— Begin Data supplied —

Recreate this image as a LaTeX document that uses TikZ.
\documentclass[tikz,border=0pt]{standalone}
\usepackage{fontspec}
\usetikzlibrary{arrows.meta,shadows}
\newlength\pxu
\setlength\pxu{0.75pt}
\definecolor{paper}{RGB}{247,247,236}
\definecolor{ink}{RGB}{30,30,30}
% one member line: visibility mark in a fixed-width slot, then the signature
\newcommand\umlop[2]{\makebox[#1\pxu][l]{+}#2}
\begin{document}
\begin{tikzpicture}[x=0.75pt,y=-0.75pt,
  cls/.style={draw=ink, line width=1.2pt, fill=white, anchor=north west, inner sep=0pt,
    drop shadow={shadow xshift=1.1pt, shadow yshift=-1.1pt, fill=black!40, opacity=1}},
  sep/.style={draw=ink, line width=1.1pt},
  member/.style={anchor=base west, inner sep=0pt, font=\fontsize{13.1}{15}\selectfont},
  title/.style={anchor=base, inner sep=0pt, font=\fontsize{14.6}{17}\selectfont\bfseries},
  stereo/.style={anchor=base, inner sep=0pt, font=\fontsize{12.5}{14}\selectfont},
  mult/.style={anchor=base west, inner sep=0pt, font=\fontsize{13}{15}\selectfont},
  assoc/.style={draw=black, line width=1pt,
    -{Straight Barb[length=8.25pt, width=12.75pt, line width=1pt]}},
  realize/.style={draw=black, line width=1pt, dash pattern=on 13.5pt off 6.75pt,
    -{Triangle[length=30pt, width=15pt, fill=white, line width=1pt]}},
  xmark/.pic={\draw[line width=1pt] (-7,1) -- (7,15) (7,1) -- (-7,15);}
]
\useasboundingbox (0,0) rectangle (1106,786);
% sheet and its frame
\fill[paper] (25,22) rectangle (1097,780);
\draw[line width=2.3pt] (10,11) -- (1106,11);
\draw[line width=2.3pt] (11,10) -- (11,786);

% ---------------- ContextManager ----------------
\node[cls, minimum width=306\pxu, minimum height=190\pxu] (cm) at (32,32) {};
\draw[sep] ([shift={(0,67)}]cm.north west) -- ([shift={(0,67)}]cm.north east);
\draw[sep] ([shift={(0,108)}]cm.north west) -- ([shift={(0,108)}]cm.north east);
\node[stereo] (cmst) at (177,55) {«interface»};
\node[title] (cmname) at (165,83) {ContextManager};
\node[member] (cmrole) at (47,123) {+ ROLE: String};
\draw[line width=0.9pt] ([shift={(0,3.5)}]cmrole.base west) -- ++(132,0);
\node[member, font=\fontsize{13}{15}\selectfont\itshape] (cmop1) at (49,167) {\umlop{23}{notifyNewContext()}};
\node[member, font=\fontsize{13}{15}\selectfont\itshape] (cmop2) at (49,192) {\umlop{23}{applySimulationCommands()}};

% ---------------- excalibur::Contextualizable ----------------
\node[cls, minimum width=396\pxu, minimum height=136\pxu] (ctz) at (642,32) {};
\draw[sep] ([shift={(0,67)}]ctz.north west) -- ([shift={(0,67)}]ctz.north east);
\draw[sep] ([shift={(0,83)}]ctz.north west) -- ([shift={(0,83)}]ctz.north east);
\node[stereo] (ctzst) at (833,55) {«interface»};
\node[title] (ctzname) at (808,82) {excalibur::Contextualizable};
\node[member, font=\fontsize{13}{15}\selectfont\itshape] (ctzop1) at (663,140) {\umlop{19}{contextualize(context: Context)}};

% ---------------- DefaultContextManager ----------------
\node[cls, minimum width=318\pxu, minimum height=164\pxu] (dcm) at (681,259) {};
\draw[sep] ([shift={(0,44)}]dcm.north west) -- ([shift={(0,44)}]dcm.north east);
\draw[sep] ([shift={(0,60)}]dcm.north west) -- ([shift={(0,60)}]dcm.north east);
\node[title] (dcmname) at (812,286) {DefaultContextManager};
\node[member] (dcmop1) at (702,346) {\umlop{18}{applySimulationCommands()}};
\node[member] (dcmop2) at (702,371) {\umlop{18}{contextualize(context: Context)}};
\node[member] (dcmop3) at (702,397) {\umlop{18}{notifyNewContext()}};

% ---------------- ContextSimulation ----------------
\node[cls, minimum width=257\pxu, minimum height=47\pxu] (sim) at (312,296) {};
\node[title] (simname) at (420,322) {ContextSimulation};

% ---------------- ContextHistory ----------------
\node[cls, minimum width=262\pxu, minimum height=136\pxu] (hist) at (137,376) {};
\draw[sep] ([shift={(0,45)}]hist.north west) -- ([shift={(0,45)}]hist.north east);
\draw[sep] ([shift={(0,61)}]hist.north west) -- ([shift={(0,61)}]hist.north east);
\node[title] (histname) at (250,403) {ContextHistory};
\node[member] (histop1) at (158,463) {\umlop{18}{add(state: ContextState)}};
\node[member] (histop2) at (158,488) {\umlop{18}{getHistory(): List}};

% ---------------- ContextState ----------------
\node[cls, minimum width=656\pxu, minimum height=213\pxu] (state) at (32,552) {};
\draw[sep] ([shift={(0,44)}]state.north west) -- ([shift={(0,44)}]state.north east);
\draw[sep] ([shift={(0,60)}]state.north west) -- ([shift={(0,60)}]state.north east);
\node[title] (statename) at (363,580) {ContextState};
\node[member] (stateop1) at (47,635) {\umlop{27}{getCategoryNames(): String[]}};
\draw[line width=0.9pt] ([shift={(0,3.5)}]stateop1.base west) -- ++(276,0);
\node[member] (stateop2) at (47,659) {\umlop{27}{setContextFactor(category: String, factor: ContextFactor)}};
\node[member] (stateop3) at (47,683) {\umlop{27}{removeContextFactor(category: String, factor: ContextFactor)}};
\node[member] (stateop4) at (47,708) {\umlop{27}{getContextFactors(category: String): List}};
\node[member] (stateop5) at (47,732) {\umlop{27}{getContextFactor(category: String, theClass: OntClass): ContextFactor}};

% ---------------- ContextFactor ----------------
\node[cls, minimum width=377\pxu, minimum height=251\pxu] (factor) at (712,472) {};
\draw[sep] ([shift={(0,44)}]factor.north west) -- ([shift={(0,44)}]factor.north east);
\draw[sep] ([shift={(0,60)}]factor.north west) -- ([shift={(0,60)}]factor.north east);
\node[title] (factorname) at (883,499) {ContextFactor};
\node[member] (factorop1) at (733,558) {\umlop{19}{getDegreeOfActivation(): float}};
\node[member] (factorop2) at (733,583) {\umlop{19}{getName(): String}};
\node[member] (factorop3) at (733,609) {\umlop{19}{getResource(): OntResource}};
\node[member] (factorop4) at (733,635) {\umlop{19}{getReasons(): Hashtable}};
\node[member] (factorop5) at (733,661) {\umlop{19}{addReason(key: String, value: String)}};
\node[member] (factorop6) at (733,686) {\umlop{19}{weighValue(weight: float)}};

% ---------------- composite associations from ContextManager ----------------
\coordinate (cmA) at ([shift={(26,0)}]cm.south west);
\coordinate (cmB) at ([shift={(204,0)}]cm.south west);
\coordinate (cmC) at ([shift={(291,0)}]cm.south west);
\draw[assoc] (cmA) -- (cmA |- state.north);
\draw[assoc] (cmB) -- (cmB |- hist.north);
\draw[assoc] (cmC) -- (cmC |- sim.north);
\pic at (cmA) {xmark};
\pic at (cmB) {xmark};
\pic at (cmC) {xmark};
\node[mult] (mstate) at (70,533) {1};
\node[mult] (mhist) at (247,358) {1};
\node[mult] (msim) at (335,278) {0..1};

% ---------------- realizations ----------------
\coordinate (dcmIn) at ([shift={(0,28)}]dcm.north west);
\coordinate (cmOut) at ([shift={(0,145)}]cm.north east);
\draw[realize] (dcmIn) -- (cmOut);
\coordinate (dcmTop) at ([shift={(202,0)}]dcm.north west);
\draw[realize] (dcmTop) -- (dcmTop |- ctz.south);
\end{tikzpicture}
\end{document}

— End Data supplied —
— Begin Data supplied —

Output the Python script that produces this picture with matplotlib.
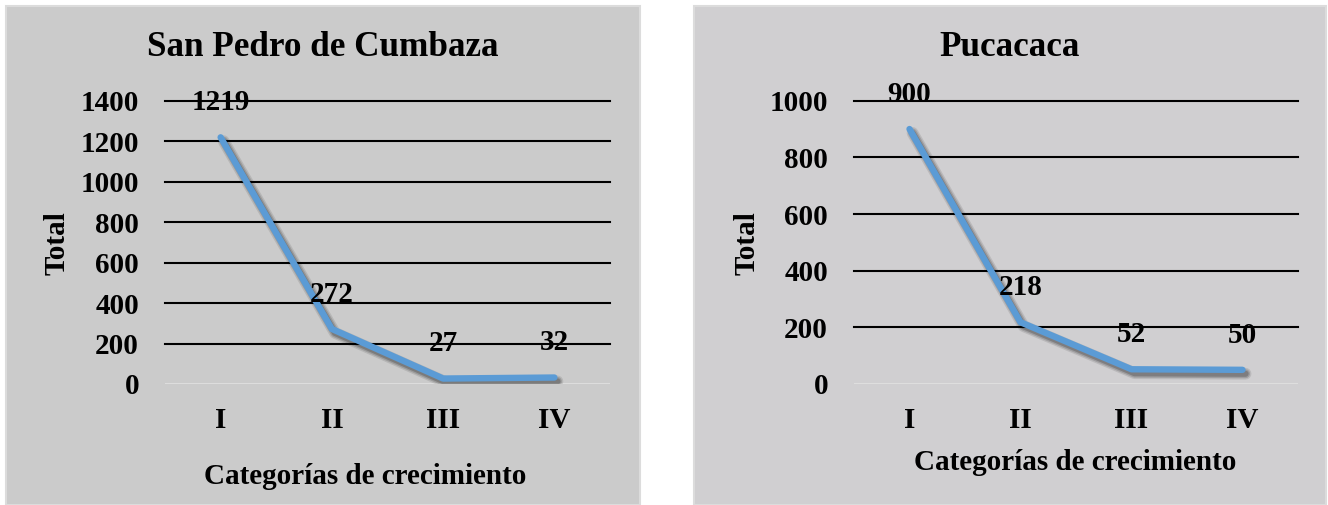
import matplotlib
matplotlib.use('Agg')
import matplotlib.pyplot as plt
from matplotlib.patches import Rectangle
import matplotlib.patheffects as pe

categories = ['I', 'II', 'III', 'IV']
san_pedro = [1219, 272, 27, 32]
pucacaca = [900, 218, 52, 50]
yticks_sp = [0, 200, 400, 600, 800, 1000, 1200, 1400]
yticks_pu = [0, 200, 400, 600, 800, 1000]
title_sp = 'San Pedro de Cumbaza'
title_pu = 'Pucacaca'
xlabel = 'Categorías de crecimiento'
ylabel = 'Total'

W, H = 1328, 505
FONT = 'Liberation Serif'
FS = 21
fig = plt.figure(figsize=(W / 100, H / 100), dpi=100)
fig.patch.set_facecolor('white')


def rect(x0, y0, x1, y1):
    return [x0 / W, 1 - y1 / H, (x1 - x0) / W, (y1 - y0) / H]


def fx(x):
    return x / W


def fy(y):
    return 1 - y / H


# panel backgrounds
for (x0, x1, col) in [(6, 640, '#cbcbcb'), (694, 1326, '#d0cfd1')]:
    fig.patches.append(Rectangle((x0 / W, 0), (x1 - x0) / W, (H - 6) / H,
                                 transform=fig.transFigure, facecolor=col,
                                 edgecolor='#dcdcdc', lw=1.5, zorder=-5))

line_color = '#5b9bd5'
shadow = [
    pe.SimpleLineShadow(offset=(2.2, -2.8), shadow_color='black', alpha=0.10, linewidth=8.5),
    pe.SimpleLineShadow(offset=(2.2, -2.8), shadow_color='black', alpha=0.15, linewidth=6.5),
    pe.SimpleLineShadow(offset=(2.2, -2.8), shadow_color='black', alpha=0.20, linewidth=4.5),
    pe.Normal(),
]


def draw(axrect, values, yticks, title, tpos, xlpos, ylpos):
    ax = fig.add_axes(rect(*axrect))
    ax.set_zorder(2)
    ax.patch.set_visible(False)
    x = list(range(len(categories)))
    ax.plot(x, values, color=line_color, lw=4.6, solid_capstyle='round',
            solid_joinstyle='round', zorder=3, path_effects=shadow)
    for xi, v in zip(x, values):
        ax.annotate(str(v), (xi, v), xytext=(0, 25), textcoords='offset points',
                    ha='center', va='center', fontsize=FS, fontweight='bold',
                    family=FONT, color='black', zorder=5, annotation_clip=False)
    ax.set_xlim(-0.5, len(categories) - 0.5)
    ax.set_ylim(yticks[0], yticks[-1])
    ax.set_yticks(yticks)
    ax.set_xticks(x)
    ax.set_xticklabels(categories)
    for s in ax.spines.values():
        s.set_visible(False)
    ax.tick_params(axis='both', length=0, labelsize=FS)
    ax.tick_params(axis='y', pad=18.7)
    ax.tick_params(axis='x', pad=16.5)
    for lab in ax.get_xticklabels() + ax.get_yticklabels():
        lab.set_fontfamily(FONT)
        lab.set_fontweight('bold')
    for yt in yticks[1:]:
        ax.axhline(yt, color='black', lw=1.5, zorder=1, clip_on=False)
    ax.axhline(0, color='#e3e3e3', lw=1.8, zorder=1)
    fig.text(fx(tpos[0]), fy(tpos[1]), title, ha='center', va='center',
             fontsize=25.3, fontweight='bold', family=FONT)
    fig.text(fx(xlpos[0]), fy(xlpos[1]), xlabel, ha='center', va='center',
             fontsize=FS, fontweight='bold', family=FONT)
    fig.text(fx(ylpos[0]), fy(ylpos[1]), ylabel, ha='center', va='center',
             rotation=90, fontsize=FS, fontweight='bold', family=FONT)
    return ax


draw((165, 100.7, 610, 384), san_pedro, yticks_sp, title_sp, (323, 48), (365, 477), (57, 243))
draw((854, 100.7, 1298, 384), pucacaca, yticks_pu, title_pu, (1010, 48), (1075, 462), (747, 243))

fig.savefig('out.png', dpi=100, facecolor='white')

— End Data supplied —

--- Problem requirements ---
Return exactly the lines from the one with "Output the Python" to the one with "edgecolor='#dcdcdc', lw=1.5, zorder=-5))", both ends kept, and only those. Images are left out.

--- Answer in full ---
Output the Python script that produces this picture with matplotlib.
import matplotlib
matplotlib.use('Agg')
import matplotlib.pyplot as plt
from matplotlib.patches import Rectangle
import matplotlib.patheffects as pe

categories = ['I', 'II', 'III', 'IV']
san_pedro = [1219, 272, 27, 32]
pucacaca = [900, 218, 52, 50]
yticks_sp = [0, 200, 400, 600, 800, 1000, 1200, 1400]
yticks_pu = [0, 200, 400, 600, 800, 1000]
title_sp = 'San Pedro de Cumbaza'
title_pu = 'Pucacaca'
xlabel = 'Categorías de crecimiento'
ylabel = 'Total'

W, H = 1328, 505
FONT = 'Liberation Serif'
FS = 21
fig = plt.figure(figsize=(W / 100, H / 100), dpi=100)
fig.patch.set_facecolor('white')


def rect(x0, y0, x1, y1):
    return [x0 / W, 1 - y1 / H, (x1 - x0) / W, (y1 - y0) / H]


def fx(x):
    return x / W


def fy(y):
    return 1 - y / H


# panel backgrounds
for (x0, x1, col) in [(6, 640, '#cbcbcb'), (694, 1326, '#d0cfd1')]:
    fig.patches.append(Rectangle((x0 / W, 0), (x1 - x0) / W, (H - 6) / H,
                                 transform=fig.transFigure, facecolor=col,
                                 edgecolor='#dcdcdc', lw=1.5, zorder=-5))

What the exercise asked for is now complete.